How can we extend the Paint3D Creation to non-traditional windows devices in a way that feels seamless and intuitive?
DESIGN FUNDAMENTAL QUESTION
Design Process
During the conception phase, we analyzed and described different scenarios as use cases to inform the storytelling and effectively target the hypothesis that creating within an immersive environment could unlock further opportunities for the user. This exercise was also an opportunity to establish and develop a few other creation tools leveraging unique VR interactions, expanding the Paint3D VR capabilities, and enable the user to become even more performing and creative.

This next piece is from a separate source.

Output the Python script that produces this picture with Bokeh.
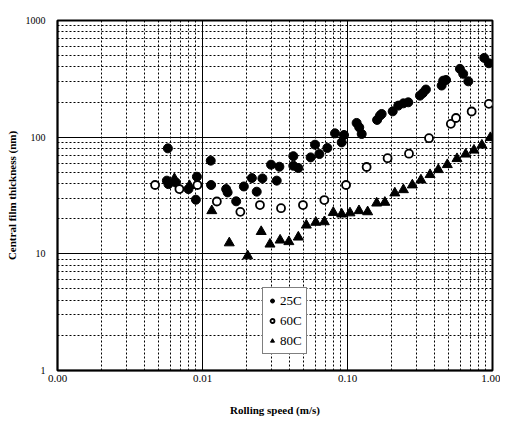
from bokeh.plotting import figure
from bokeh.models import Range1d, FixedTicker, PrintfTickFormatter, Legend
from bokeh.embed import file_html
from bokeh.resources import INLINE

# 25C (filled circles)
x25 = [0.00577, 0.00568, 0.00582, 0.00655, 0.0080, 0.00915, 0.0090, 0.0114, 0.01146,
       0.01456, 0.0149, 0.01707, 0.01928, 0.0219, 0.02366, 0.0259, 0.0297, 0.0339,
       0.0325, 0.0423, 0.0423, 0.0458, 0.0557, 0.064, 0.0597, 0.0726, 0.082, 0.0912,
       0.0946, 0.1156, 0.1205, 0.1253, 0.160, 0.1675, 0.172, 0.205, 0.224, 0.243,
       0.2625, 0.316, 0.331, 0.3475, 0.446, 0.457, 0.478, 0.596, 0.628, 0.681, 0.877, 0.944]
y25 = [80.2, 42.4, 39.6, 40.9, 35.9, 45.8, 29.1, 62.9, 38.9,
       35.9, 33.6, 28.2, 37.8, 44.6, 34.1, 44.3, 58.1, 55.8,
       42.4, 68.7, 56.9, 54.4, 67.1, 71.7, 86.2, 80.8, 107.8, 90.2,
       104.4, 132.4, 121.4, 106.5, 140.5, 153, 158, 166.5, 186.4, 195,
       199, 227, 239, 256, 277, 305, 309, 385, 349, 301, 478, 430]

# 60C (open circles)
x60 = [0.00471, 0.00693, 0.00923, 0.01256, 0.01824, 0.0249, 0.0348, 0.0493, 0.0692,
       0.0977, 0.1355, 0.189, 0.2655, 0.365, 0.516, 0.560, 0.718, 0.944]
y60 = [38.9, 35.9, 38.9, 28.1, 22.9, 26.2, 24.6, 26.2, 28.9,
       38.9, 55.5, 66, 72.2, 98, 130, 146, 166, 193]

# 80C (filled triangles)
x80 = [0.0064, 0.00813, 0.01159, 0.0153, 0.0205, 0.0254, 0.0292, 0.0343, 0.0394,
       0.0458, 0.052, 0.0604, 0.0692, 0.0798, 0.0912, 0.104, 0.120, 0.1377, 0.159,
       0.181, 0.212, 0.243, 0.280, 0.321, 0.371, 0.423, 0.488, 0.569, 0.653, 0.745,
       0.845, 0.966]
y80 = [44.0, 38.4, 23.4, 12.4, 9.6, 15.5, 12.1, 13.1, 12.7,
       13.9, 17.6, 18.6, 18.8, 22.6, 21.9, 22.4, 23.4, 22.9, 27.2,
       27.6, 33.2, 35.4, 38.9, 42.9, 47.7, 52.6, 58.1, 65.4, 71.5, 77.3,
       85.4, 99]

x_major = [0.001, 0.01, 0.1, 1.0]
y_major = [1, 10, 100, 1000]
x_minor = [k * 10.0 ** e for e in (-3, -2, -1) for k in range(2, 10)]
y_minor = [k * 10.0 ** e for e in (0, 1, 2) for k in range(2, 10)]

SERIF = "Liberation Serif"

p = figure(width=500, height=421, x_axis_type="log", y_axis_type="log",
           x_range=Range1d(0.001, 1.0), y_range=Range1d(1, 1000),
           output_backend="svg", toolbar_location=None,
           min_border_left=57, min_border_right=8, min_border_top=20, min_border_bottom=51)

p.xaxis.ticker = FixedTicker(ticks=x_major, minor_ticks=x_minor)
p.yaxis.ticker = FixedTicker(ticks=y_major, minor_ticks=y_minor)
p.xaxis.formatter = PrintfTickFormatter(format="%.2f")
p.yaxis.formatter = PrintfTickFormatter(format="%d")

for ax in (p.xaxis, p.yaxis):
    ax.major_tick_out = 0
    ax.major_tick_in = 0
    ax.minor_tick_out = 0
    ax.minor_tick_in = 0
    ax.axis_line_color = "black"
    ax.axis_line_width = 1.5
    ax.major_label_text_font = SERIF
    ax.major_label_text_color = "black"
    ax.axis_label_text_font = SERIF
    ax.axis_label_text_font_style = "bold"
    ax.axis_label_text_font_size = "11px"
    ax.axis_label_text_color = "black"

p.xaxis.major_label_text_font_size = "11px"
p.yaxis.major_label_text_font_size = "10px"
p.xaxis.major_label_standoff = 4
p.yaxis.major_label_standoff = 12
p.xaxis.axis_label = "Rolling speed (m/s)"
p.yaxis.axis_label = "Central film thickness (nm)"
p.xaxis.axis_label_standoff = 19
p.yaxis.axis_label_standoff = 5

for g in (p.xgrid, p.ygrid):
    g.grid_line_color = "black"
    g.grid_line_width = 1
    g.grid_line_alpha = 1.0
    g.minor_grid_line_color = "black"
    g.minor_grid_line_width = 1
    g.minor_grid_line_dash = "2 2"

p.outline_line_color = "black"
p.outline_line_width = 2
p.background_fill_color = "white"

r25 = p.scatter(x25, y25, marker="circle", size=9, fill_color="black", line_color="black")
r60 = p.scatter(x60, y60, marker="circle", size=8, fill_color="white", line_color="black", line_width=1.8)
r80 = p.scatter(x80, y80, marker="triangle", size=10, fill_color="black", line_color="black")

legend = Legend(items=[("25C", [r25]), ("60C", [r60]), ("80C", [r80])],
                location=(205, 16))
legend.label_text_font = SERIF
legend.label_text_font_size = "13px"
legend.label_text_color = "black"
legend.border_line_color = "black"
legend.border_line_width = 1
legend.background_fill_color = "white"
legend.background_fill_alpha = 1.0
legend.padding = 4
legend.spacing = 3
legend.margin = 0
legend.glyph_width = 10
legend.glyph_height = 17
legend.label_height = 17
legend.label_standoff = 3
p.add_layout(legend, "center")

open("out.html", "w").write(file_html(p, INLINE))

We researched extensively about the UI and adopted visual patterns that would feel with familiar the Windows design language. For the main menus, we amplified affordances thanks to motion and light design. Buttons would vary their state according to the pointer distance and activate on controller click. Menus and iconography were tangible and reachable within arms distance. Once selected, object items would transition in the digital real world, allowing the user to seamlessly control their scale, rotation and position following natural interactions. We aimed to create an interface perfectly integrated with the digital environment and fulfilling users' creative needs by allowing them to switch on/off this element depending on necessity during the creation flow.

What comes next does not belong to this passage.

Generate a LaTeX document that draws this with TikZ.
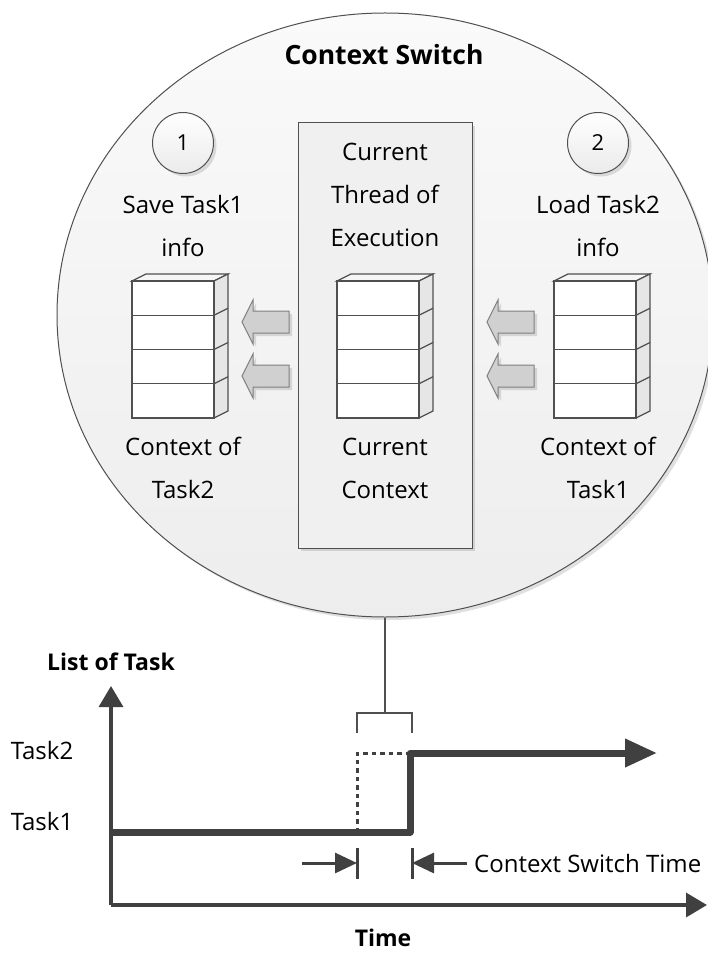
\documentclass[tikz,border=0pt]{standalone}
\usepackage{fontspec}
\setmainfont{Open Sans}
\usetikzlibrary{arrows.meta,shapes.geometric,shadows,positioning}

\definecolor{ink}{HTML}{404040}
\definecolor{rim}{HTML}{505050}
\definecolor{sidegray}{HTML}{E6E6E6}
\definecolor{pushgray}{HTML}{D0D0D0}

\tikzset{
    lbl/.style={font=\fontsize{24pt}{43pt}\selectfont, align=center, inner sep=0pt},
    hdr/.style={font=\fontsize{23pt}{27pt}\selectfont\bfseries, inner sep=0pt},
    soft/.style={drop shadow={shadow xshift=3pt, shadow yshift=-3pt, fill=black, opacity=.12}},
    badge/.style={circle, draw=rim, line width=1pt, minimum size=61pt, top color=white,
        bottom color=black!8, soft, font=\fontsize{22pt}{26pt}\selectfont},
    regstack/.pic={
        \filldraw[draw=rim, line width=1.2pt, fill=black!4] (0,0) -- (14,-7) -- (96,-7) -- (82,0) -- cycle;
        \filldraw[draw=rim, line width=1.2pt, fill=sidegray] (82,0) -- (96,-7) -- (96,130) -- (82,137) -- cycle;
        \foreach \k in {1,2,3} {
            \draw[rim, line width=1.2pt] (0,34.25*\k) -- (82,34.25*\k) -- (96,34.25*\k-7);
        }
        \draw[rim, line width=1.2pt, fill=white] (0,0) rectangle (82,137);
        \foreach \k in {1,2,3} {
            \draw[rim, line width=1.2pt] (0,34.25*\k) -- (82,34.25*\k);
        }
    },
    blockarrow/.pic={
        \filldraw[draw=gray, line width=1pt, fill=pushgray, soft]
            (0,0) -- (11,-22) -- (11,-11) -- (47,-11) -- (47,11) -- (11,11) -- (11,22) -- cycle;
    },
    axis/.style={ink, line width=3.5pt, -{Triangle[length=21pt, width=24pt]}},
    span/.style={ink, line width=3pt, -{Triangle[length=22pt, width=20pt]}},
}

\begin{document}
\begin{tikzpicture}[x=1pt, y=-1pt]
    \useasboundingbox (0,0) rectangle (707,957);

    \node[ellipse, draw=rim, line width=1pt, minimum width=656pt, minimum height=604pt,
        top color=black!2, bottom color=black!7, soft] (cs) at (385,315) {};
    \node[hdr, font=\fontsize{26.5pt}{30pt}\selectfont\bfseries] (title) at (384,55) {Context Switch};

    \node[draw=rim, line width=1pt, fill=black!6, minimum width=174pt, minimum height=425pt,
        soft] (thread) at (385,335.5) {};
    \node[lbl] (exec) at (385,195) {Current\\Thread of\\Execution};

    \node[badge] (one) at (183,143) {1};
    \node[badge] (two) at (598,143) {2};
    \node[lbl, below=21pt of one] (save) {Save Task1\\info};
    \node[lbl, below=21pt of two] (load) {Load Task2\\info};

    \pic at (132,281) {regstack};
    \pic at (337,281) {regstack};
    \pic at (554,281) {regstack};

    \pic at (242,322) {blockarrow};
    \pic at (242,376) {blockarrow};
    \pic at (487,322) {blockarrow};
    \pic at (487,376) {blockarrow};

    \node[lbl] (ctxa) at (183,468) {Context of\\Task2};
    \node[lbl] (ctxc) at (385,468) {Current\\Context};
    \node[lbl] (ctxb) at (598,468) {Context of\\Task1};

    % time chart
    \coordinate (org) at (111,905);
    \coordinate (ytip) at (111,686);
    \coordinate (xtip) at (707,905);
    \coordinate (t1) at (111,832);
    \coordinate (sw) at (357,832);
    \coordinate (up) at (410,832);
    \coordinate (hi) at (410,753);
    \coordinate (run) at (657,753);
    \draw[axis] (org) -- (ytip);
    \draw[axis] (org) -- (xtip);
    \node[hdr] (lst) at (111,662) {List of Task};
    \node[hdr] (time) at (383,938) {Time};
    \node[lbl] (task2) at (42,750) {Task2};
    \node[lbl] (task1) at (42,821) {Task1};

    \draw[ink, line width=3pt, dash pattern=on 4.5pt off 4pt] (sw) -- (sw |- hi) -- (hi);
    \draw[ink, line width=7pt, line join=round, -{Triangle[length=32pt, width=27pt]}]
        (t1) -- (up) -- (hi) -- (run);

    \coordinate (bl) at (357,733);
    \coordinate (br) at (412,733);
    \coordinate (bm) at (385,713);
    \draw[rim, line width=1.5pt] (bl) |- (bm) -| (br);
    \draw[rim, line width=1.5pt] (bm) -- (cs.south);

    \coordinate (ta) at (357,848);
    \coordinate (tb) at (357,879);
    \coordinate (tc) at (412,848);
    \coordinate (td) at (412,879);
    \draw[ink, line width=3pt] (ta) -- (tb);
    \draw[ink, line width=3pt] (tc) -- (td);
    \coordinate (fa) at (302,863);
    \coordinate (fb) at (467,863);
    \draw[span] (fa) -- (fa -| ta);
    \draw[span] (fb) -- (fb -| tc);
    \node[lbl, anchor=west] (cst) at (474,863) {Context Switch Time};
\end{tikzpicture}
\end{document}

As the creative lead for the project and to illustrate the art direction for the experience, its environments and props, I created reference maps and mood boards for all the assets needed for the demo. These documents were instrumental in inspiring and aligning the team and ensuring that all the VR experience elements would work suitably and aligned with the overarching goals.

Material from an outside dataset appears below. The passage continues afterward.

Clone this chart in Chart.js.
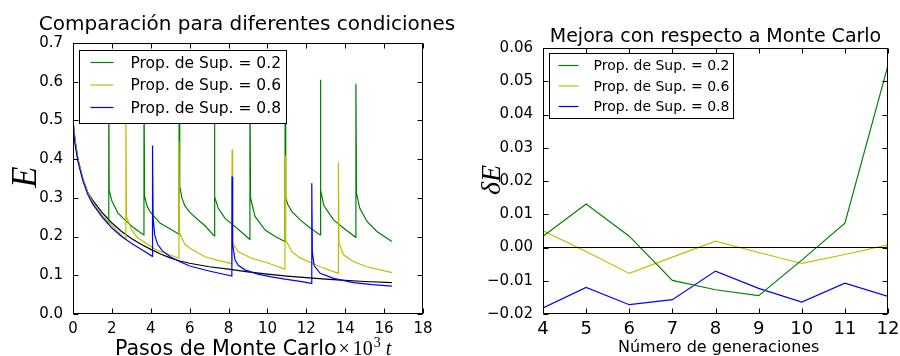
<!DOCTYPE html>
<html lang="es">
<head>
    <meta charset="UTF-8">
    <title>Comparación para diferentes condiciones</title>
    <style>
        body { margin: 0; background: #fff; }
        #wrap { position: relative; width: 900px; height: 356px; }
        canvas { position: absolute; top: 0; }
        #izq { left: 0; }
        #der { left: 460px; }
    </style>
</head>
<body>

<div id="wrap">
    <canvas id="izq" width="470" height="356"></canvas>
    <canvas id="der" width="440" height="356"></canvas>
</div>

<script src="https://cdn.jsdelivr.net/npm/chart.js"></script>

<script>
    // ---- panel izquierdo: E contra pasos de Monte Carlo (x10^3) ----
    const pasos_02 = [0, 0.1, 0.25, 0.5, 0.75, 1.0, 1.25, 1.5, 1.83,
        1.84, 1.86, 2.0, 2.3, 2.58, 3.09, 3.64,
        3.65, 3.68, 3.8, 3.95, 4.47, 4.98, 5.45,
        5.46, 5.49, 5.6, 5.75, 6.0, 6.44, 6.79, 7.26,
        7.27, 7.3, 7.47, 7.82, 8.33, 8.7, 9.09,
        9.1, 9.13, 9.36, 9.88, 10.4, 10.9,
        10.91, 10.94, 11.05, 11.25, 11.68, 12.2, 12.71,
        12.72, 12.75, 12.9, 13.4, 13.91, 14.54,
        14.55, 14.58, 14.75, 15.12, 15.63, 16.4];
    const energia_02 = [0.50, 0.45, 0.40, 0.35, 0.315, 0.29, 0.27, 0.255, 0.233,
        0.64, 0.32, 0.292, 0.262, 0.247, 0.224, 0.204,
        0.63, 0.305, 0.28, 0.265, 0.235, 0.220, 0.206,
        0.62, 0.33, 0.30, 0.28, 0.263, 0.243, 0.228, 0.202,
        0.615, 0.303, 0.273, 0.247, 0.226, 0.21, 0.193,
        0.61, 0.30, 0.252, 0.217, 0.20, 0.187,
        0.608, 0.30, 0.283, 0.265, 0.243, 0.222, 0.204,
        0.605, 0.32, 0.28, 0.243, 0.222, 0.198,
        0.595, 0.312, 0.273, 0.239, 0.213, 0.187];

    const pasos_06 = [0, 0.1, 0.25, 0.5, 0.75, 1.0, 1.5, 2.0, 2.4, 2.71,
        2.72, 2.75, 3.01, 3.3, 3.61, 4.3, 4.98, 5.44,
        5.45, 5.48, 5.75, 6.01, 6.79, 7.5, 8.17,
        8.18, 8.21, 8.5, 9.19, 10.05, 10.9,
        10.91, 10.94, 11.25, 11.68, 12.71, 13.64,
        13.65, 13.68, 13.91, 14.43, 15.12, 16.4];
    const energia_06 = [0.50, 0.45, 0.40, 0.35, 0.315, 0.29, 0.255, 0.228, 0.208, 0.193,
        0.52, 0.252, 0.217, 0.198, 0.187, 0.165, 0.153, 0.144,
        0.445, 0.209, 0.180, 0.170, 0.148, 0.138, 0.130,
        0.425, 0.183, 0.161, 0.144, 0.131, 0.116,
        0.41, 0.191, 0.161, 0.145, 0.122, 0.105,
        0.391, 0.183, 0.153, 0.135, 0.122, 0.107];

    const pasos_08 = [0, 0.1, 0.25, 0.5, 0.75, 1.0, 1.5, 2.0, 2.5, 3.0, 3.5, 4.08,
        4.09, 4.12, 4.2, 4.35, 4.6, 5.0, 5.5, 6.0, 7.0, 8.17,
        8.18, 8.21, 8.33, 8.5, 8.84, 9.5, 10.2, 10.9, 11.6, 12.27,
        12.28, 12.31, 12.4, 12.71, 13.4, 14.43, 15.4, 16.4];
    const energia_08 = [0.49, 0.44, 0.395, 0.345, 0.31, 0.285, 0.25, 0.222, 0.20, 0.183, 0.167, 0.149,
        0.435, 0.25, 0.205, 0.18, 0.163, 0.148, 0.135, 0.124, 0.111, 0.098,
        0.355, 0.18, 0.14, 0.126, 0.114, 0.103, 0.096, 0.090, 0.085, 0.079,
        0.338, 0.16, 0.125, 0.105, 0.092, 0.081, 0.076, 0.072];

    const pasos_mc = [0, 0.1, 0.25, 0.5, 0.75, 1.0, 1.25, 1.5, 2.0, 2.5, 3.0, 3.5, 4.0, 4.5, 5.0,
        5.5, 6.0, 7.0, 8.0, 9.0, 10.0, 11.0, 12.0, 13.0, 14.0, 15.0, 16.4];
    const energia_mc = [0.50, 0.45, 0.40, 0.35, 0.315, 0.295, 0.278, 0.262, 0.235, 0.213, 0.195, 0.180,
        0.167, 0.155, 0.145, 0.137, 0.131, 0.122, 0.116, 0.109, 0.103, 0.098, 0.094, 0.090,
        0.087, 0.084, 0.081];

    // ---- panel derecho: mejora respecto a Monte Carlo ----
    const generaciones = [4, 5, 6, 7, 8, 9, 10, 11, 12];
    const mejora_02 = [0.0034, 0.0131, 0.0034, -0.0099, -0.0127, -0.0145, -0.0038, 0.0073, 0.0548];
    const mejora_06 = [0.0050, -0.0012, -0.0078, -0.0029, 0.0019, -0.0015, -0.0048, -0.0021, 0.0008];
    const mejora_08 = [-0.0182, -0.0120, -0.0172, -0.0157, -0.0071, -0.0123, -0.0164, -0.0107, -0.0147];
    const base_gen = [4, 12];
    const base_mejora = [0, 0];

    const etiquetas = ['Prop. de Sup. = 0.2', 'Prop. de Sup. = 0.6', 'Prop. de Sup. = 0.8'];
    const colores = ['#008000', '#bfbf00', '#0000ff'];

    const puntos = (xs, ys) => xs.map((x, i) => ({x: x, y: ys[i]}));

    function linea(label, xs, ys, color, order, enLeyenda) {
        return {
            label: label, data: puntos(xs, ys), borderColor: color, backgroundColor: color,
            borderWidth: 1.2, pointRadius: 0, tension: 0, fill: false, order: order, enLeyenda: enLeyenda
        };
    }

    // marco, ticks hacia dentro, titulo, leyenda y etiquetas de ejes
    const marco = {
        id: 'marco',
        afterDraw(chart, args, o) {
            const {ctx, chartArea: a, scales} = chart;
            const L = Math.round(a.left) + 0.5, R = Math.round(a.right) - 0.5;
            const T = Math.round(a.top) + 0.5, B = Math.round(a.bottom) - 0.5;
            ctx.save();
            ctx.strokeStyle = '#000';
            ctx.lineWidth = 1;
            ctx.beginPath();
            scales.x.ticks.forEach(t => {
                const p = Math.round(scales.x.getPixelForValue(t.value)) + 0.5;
                ctx.moveTo(p, B); ctx.lineTo(p, B - 5);
                ctx.moveTo(p, T); ctx.lineTo(p, T + 5);
            });
            scales.y.ticks.forEach(t => {
                const p = Math.round(scales.y.getPixelForValue(t.value)) + 0.5;
                ctx.moveTo(L, p); ctx.lineTo(L + 5, p);
                ctx.moveTo(R, p); ctx.lineTo(R - 5, p);
            });
            ctx.stroke();
            ctx.strokeRect(L, T, R - L, B - T);

            // leyenda
            const lg = o.leyenda;
            const lx = Math.round(a.left + lg.x) + 0.5, ly = Math.round(a.top + lg.y) + 0.5;
            ctx.fillStyle = '#fff';
            ctx.fillRect(lx, ly, lg.w, lg.h);
            ctx.strokeRect(lx, ly, lg.w, lg.h);
            ctx.font = lg.font;
            ctx.textAlign = 'left';
            ctx.textBaseline = 'middle';
            chart.data.datasets.filter(d => d.enLeyenda).forEach((d, i) => {
                const yy = ly + lg.primera + i * lg.paso;
                ctx.strokeStyle = d.borderColor;
                ctx.lineWidth = 1.2;
                ctx.beginPath();
                ctx.moveTo(lx + lg.l0, yy); ctx.lineTo(lx + lg.l1, yy);
                ctx.stroke();
                ctx.fillStyle = '#000';
                ctx.fillText(d.label, lx + lg.tx, yy + 1);
            });

            // titulo
            ctx.fillStyle = '#000';
            ctx.textAlign = 'center';
            ctx.textBaseline = 'alphabetic';
            ctx.font = o.titulo.font;
            ctx.fillText(o.titulo.texto, (a.left + a.right) / 2 + (o.titulo.dx || 0), o.titulo.y);

            // etiqueta x: partes encadenadas una tras otra
            ctx.textAlign = 'left';
            let cx = o.ejeX.x;
            o.ejeX.partes.forEach(p => {
                ctx.font = p.font;
                cx += p.gap || 0;
                ctx.fillText(p.texto, cx, o.ejeX.y + (p.dy || 0));
                cx += ctx.measureText(p.texto).width;
            });

            // etiqueta y (rotada)
            const ey = o.ejeY;
            ctx.translate(ey.x, ey.y);
            ctx.rotate(-Math.PI / 2);
            ctx.textAlign = 'center';
            ctx.font = ey.font;
            ctx.fillText(ey.texto, 0, 0);
            ctx.restore();
        }
    };

    const fuenteTicks = (size) => ({family: 'DejaVu Sans', size: size});

    new Chart(document.getElementById('izq'), {
        type: 'line',
        data: {
            datasets: [
                linea(etiquetas[0], pasos_02, energia_02, colores[0], 2, true),
                linea(etiquetas[1], pasos_06, energia_06, colores[1], 1, true),
                linea(etiquetas[2], pasos_08, energia_08, colores[2], 0, true),
                linea('Monte Carlo', pasos_mc, energia_mc, '#000000', 3, false),
            ],
        },
        options: {
            responsive: false,
            animation: false,
            devicePixelRatio: 1,
            events: [],
            layout: {autoPadding: false, padding: {top: 43, right: 47, bottom: 0, left: 0}},
            scales: {
                x: {
                    type: 'linear', min: 0, max: 18,
                    grid: {display: false}, border: {display: false},
                    ticks: {stepSize: 2, color: '#000', font: fuenteTicks(15), padding: -2, maxRotation: 0, autoSkip: false},
                    afterFit: s => { s.height = 42; }
                },
                y: {
                    type: 'linear', min: 0, max: 0.7,
                    grid: {display: false}, border: {display: false},
                    ticks: {stepSize: 0.1, color: '#000', font: fuenteTicks(15), padding: 2,
                        callback: v => v.toFixed(1)},
                    afterFit: s => { s.width = 73; }
                }
            },
            plugins: {
                legend: {display: false},
                tooltip: {enabled: false},
                marco: {
                    titulo: {texto: 'Comparación para diferentes condiciones', font: '20px "DejaVu Sans"', y: 30, dx: -1},
                    leyenda: {x: 6, y: 7, w: 207, h: 73, primera: 12, paso: 22.5, l0: 11, l1: 34, tx: 51,
                        font: '15.5px "DejaVu Sans"'},
                    ejeX: {
                        x: 115, y: 355,
                        partes: [
                            {texto: 'Pasos de Monte Carlo', font: '20.6px "DejaVu Sans"'},
                            {texto: '×', font: '20px "Liberation Serif"', gap: 2},
                            {texto: '10', font: '20px "Liberation Serif"', gap: 3},
                            {texto: '3', font: '14px "Liberation Serif"', dy: -8, gap: 1},
                            {texto: 't', font: 'italic 20px "Liberation Serif"', gap: 5},
                        ]
                    },
                    ejeY: {texto: 'E', font: 'italic 35px "Liberation Serif"', x: 36, y: 177}
                }
            }
        },
        plugins: [marco]
    });

    new Chart(document.getElementById('der'), {
        type: 'line',
        data: {
            datasets: [
                linea(etiquetas[0], generaciones, mejora_02, colores[0], 1, true),
                linea(etiquetas[1], generaciones, mejora_06, colores[1], 2, true),
                linea(etiquetas[2], generaciones, mejora_08, colores[2], 3, true),
                linea('referencia', base_gen, base_mejora, '#000000', 0, false),
            ],
        },
        options: {
            responsive: false,
            animation: false,
            devicePixelRatio: 1,
            events: [],
            layout: {autoPadding: false, padding: {top: 48, right: 12, bottom: 0, left: 0}},
            scales: {
                x: {
                    type: 'linear', min: 4, max: 12,
                    grid: {display: false}, border: {display: false},
                    ticks: {stepSize: 1, color: '#000', font: fuenteTicks(18), padding: -3, maxRotation: 0, autoSkip: false},
                    afterFit: s => { s.height = 42; }
                },
                y: {
                    type: 'linear', min: -0.02, max: 0.06,
                    grid: {display: false}, border: {display: false},
                    ticks: {stepSize: 0.01, color: '#000', font: fuenteTicks(15), padding: 2,
                        callback: v => Math.abs(v) < 1e-9 ? '0.00' : (v < 0 ? '\u2212' : '') + Math.abs(v).toFixed(2)},
                    afterFit: s => { s.width = 83; }
                }
            },
            plugins: {
                legend: {display: false},
                tooltip: {enabled: false},
                marco: {
                    titulo: {texto: 'Mejora con respecto a Monte Carlo', font: '19px "DejaVu Sans"', y: 42},
                    leyenda: {x: 6, y: 5, w: 184, h: 65, primera: 12, paso: 20.5, l0: 9, l1: 29, tx: 44,
                        font: '14px "DejaVu Sans"'},
                    ejeX: {
                        x: 618 - 460, y: 352,
                        partes: [{texto: 'Número de generaciones', font: '16px "DejaVu Sans"'}]
                    },
                    ejeY: {texto: 'δE', font: 'italic 28px "Liberation Serif"', x: 500 - 460, y: 180}
                }
            }
        },
        plugins: [marco]
    });
</script>
</body>
</html>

Once immersed in the 3D environment, the challenge to create with confidence becomes enormous. The depth of the space can be daunting, leading the user not to feel inspired. We experimented with creative technology artists and created immersive VR prototypes in Unity to iterate on features and validate our hypothesis. In the below video, we wanted to demonstrate that hard modelling can be achieved with very few steps. We came up with an easy and quick solution that, thanks to point-to-point interpolation, enables the user to extrude simple shapes. Via sculpting, the user can carve parts out to remove the unnecessary and achieve the result. 3D creation within a three-dimensional environment doesn't necessarily require highly complex functionalities, as long as the users can find workarounds and achieve their intent following the creative flow.
Paint 3D in VR - E2e Journey
The result was a working prototype along with a vision video that tells the story of a young entrepreneur looking to design his new coffee store. We created an end to end customer journey that leverages different devices to maximize the technological potential and takes advantage of the most common creation ux patterns on mobile and desktop. For any business, achieving a cross-device experience is a critical element for success. This opportunity lets the user transcend the specific device and think laterally by unlocking possibilities otherwise impossible on a single touchpoint. We considered the VR experiment a huge success. The individuals who tried the experience confirmed that creating within an immersive environment was more creative, accessible, and fun than working on a traditional flat screen. Unfortunately, Microsoft's focus and investment weren't much on VR at that time, given the low penetration of Microsoft owned devices. The level of effort to develop the project would have been too large to gain momentum and profit; therefore, the project was put on hold. But the learnings we gathered are still today vivid and clear, allowing me to tackle any new interaction challenge within an immersive environment with great confidence.
What I Learned
Working on the "3D for everyone" program was a superb experience. I had the opportunity to work with many incredibly talented people, which made me learn and grow professionally and from a human perspective. The level and scale of innovation we were looking to achieve is something hard to describe. We created the condition for the masses to start utilizing 3D, which sounds like a utopia. We soon realized that we were too ahead and pushing the envelope, lacking a specific customer need. We found out that even if our products were extremely compelling to use and highly accessible, unfortunately, they didn't serve a precise scope for most of our users.
The first impression and usability results were great, as proved by the high scores on social sentiment. But people were not coming back to share their creations iteratively. Unless they were avant-garde artists, there wasn't such a strong need for them to continue the journey on these platforms and feed the loop. Later, the company decided to extend 3D integration on Office products to solve more productivity tasks with this technology. But still, that felt like an afterthought patch.
Ultimately, I learned that technology is worthwhile only when there's a clear unmet need to fulfil and it is mature enough to guarantee a smooth experience. When these conditions are true, digital solutions become successful and widely adopted. Even if the vision of future technology can promise exceptional outcomes, it is always imperative to determine a clear north light to follow and ground dreams of a better future to the current user's expectations and desires.